SUPPLIED MATERIAL =
┄┄┄┄┄┄

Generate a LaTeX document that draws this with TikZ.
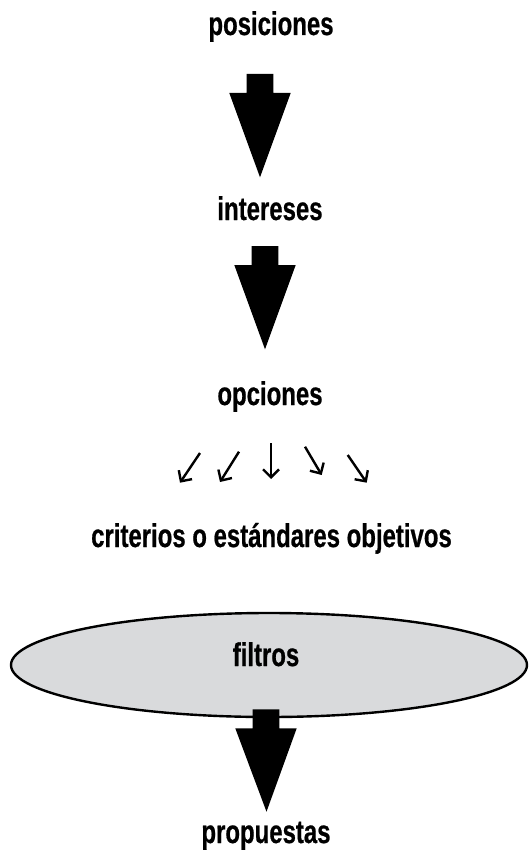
\documentclass[tikz,border=0pt]{standalone}
\usepackage{fontspec}
\newfontfamily\labelfont{Liberation Sans}[FakeStretch=0.73,FakeBold=0.6]
\usetikzlibrary{arrows.meta,calc,shapes.geometric}
\definecolor{filtgray}{RGB}{217,218,220}
\tikzset{
  lbl/.style={font=\labelfont\bfseries\fontsize{32.8}{36}\selectfont, inner sep=0pt, anchor=base},
  smallarr/.style={line width=2.4pt, -{Straight Barb[length=8pt,width=16pt]}},
  filtbox/.style={ellipse, draw, line width=2.4pt, fill=filtgray, minimum width=516pt, minimum height=104pt, inner sep=0pt}
}
% block arrow: top of shaft at #1, tip at #2
\newcommand{\blockarrow}[2]{%
  \fill ($(#1)+(-13.3,0)$) -- ($(#1)+(13.3,0)$) -- ($(#1)+(13.3,19)$) -- ($(#1)+(30.7,19)$)
    -- (#2) -- ($(#1)+(-30.7,19)$) -- ($(#1)+(-13.3,19)$) -- cycle;}

\begin{document}
\begin{tikzpicture}[x=1pt, y=-1pt]
\useasboundingbox (0,0) rectangle (529,850);

% Labels
\node[lbl] (pos) at (271,35) {posiciones};
\node[lbl] (int) at (270,220) {intereses};
\node[lbl] (opc) at (270,405) {opciones};
\node[lbl] (crit) at (271.5,547) {criterios o estándares objetivos};

% Filter ellipse
\node[filtbox] (filt) at (269,665) {};
\node[lbl] (filtlbl) at (266,666) {filtros};
\node[lbl] (prop) at (266,843) {propuestas};

% Block arrows
\coordinate (a1top) at (260,74);   \coordinate (a1tip) at (260,177.3);
\coordinate (a2top) at (265,246);  \coordinate (a2tip) at (265,349.3);
\coordinate (a3top) at (266,709.3);\coordinate (a3tip) at (266.5,811.7);
\blockarrow{a1top}{a1tip}
\blockarrow{a2top}{a2tip}
\blockarrow{a3top}{a3tip}

% Fan of small arrows
\foreach \sx/\sy/\ex/\ey in {200/453/180/482.7, 239/451.7/220/482, 271/443/271/479,
  305/446.7/321.7/475, 347.7/455/366.7/482.7}
  \draw[smallarr] (\sx,\sy) -- (\ex,\ey);
\end{tikzpicture}
\end{document}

┄┄┄┄┄┄

Reproduce all of the material above word for word. Omit the pictures.

SOLUTION TO THE EXERCISE =
Generate a LaTeX document that draws this with TikZ.
\documentclass[tikz,border=0pt]{standalone}
\usepackage{fontspec}
\newfontfamily\labelfont{Liberation Sans}[FakeStretch=0.73,FakeBold=0.6]
\usetikzlibrary{arrows.meta,calc,shapes.geometric}
\definecolor{filtgray}{RGB}{217,218,220}
\tikzset{
  lbl/.style={font=\labelfont\bfseries\fontsize{32.8}{36}\selectfont, inner sep=0pt, anchor=base},
  smallarr/.style={line width=2.4pt, -{Straight Barb[length=8pt,width=16pt]}},
  filtbox/.style={ellipse, draw, line width=2.4pt, fill=filtgray, minimum width=516pt, minimum height=104pt, inner sep=0pt}
}
% block arrow: top of shaft at #1, tip at #2
\newcommand{\blockarrow}[2]{%
  \fill ($(#1)+(-13.3,0)$) -- ($(#1)+(13.3,0)$) -- ($(#1)+(13.3,19)$) -- ($(#1)+(30.7,19)$)
    -- (#2) -- ($(#1)+(-30.7,19)$) -- ($(#1)+(-13.3,19)$) -- cycle;}

\begin{document}
\begin{tikzpicture}[x=1pt, y=-1pt]
\useasboundingbox (0,0) rectangle (529,850);

% Labels
\node[lbl] (pos) at (271,35) {posiciones};
\node[lbl] (int) at (270,220) {intereses};
\node[lbl] (opc) at (270,405) {opciones};
\node[lbl] (crit) at (271.5,547) {criterios o estándares objetivos};

% Filter ellipse
\node[filtbox] (filt) at (269,665) {};
\node[lbl] (filtlbl) at (266,666) {filtros};
\node[lbl] (prop) at (266,843) {propuestas};

% Block arrows
\coordinate (a1top) at (260,74);   \coordinate (a1tip) at (260,177.3);
\coordinate (a2top) at (265,246);  \coordinate (a2tip) at (265,349.3);
\coordinate (a3top) at (266,709.3);\coordinate (a3tip) at (266.5,811.7);
\blockarrow{a1top}{a1tip}
\blockarrow{a2top}{a2tip}
\blockarrow{a3top}{a3tip}

% Fan of small arrows
\foreach \sx/\sy/\ex/\ey in {200/453/180/482.7, 239/451.7/220/482, 271/443/271/479,
  305/446.7/321.7/475, 347.7/455/366.7/482.7}
  \draw[smallarr] (\sx,\sy) -- (\ex,\ey);
\end{tikzpicture}
\end{document}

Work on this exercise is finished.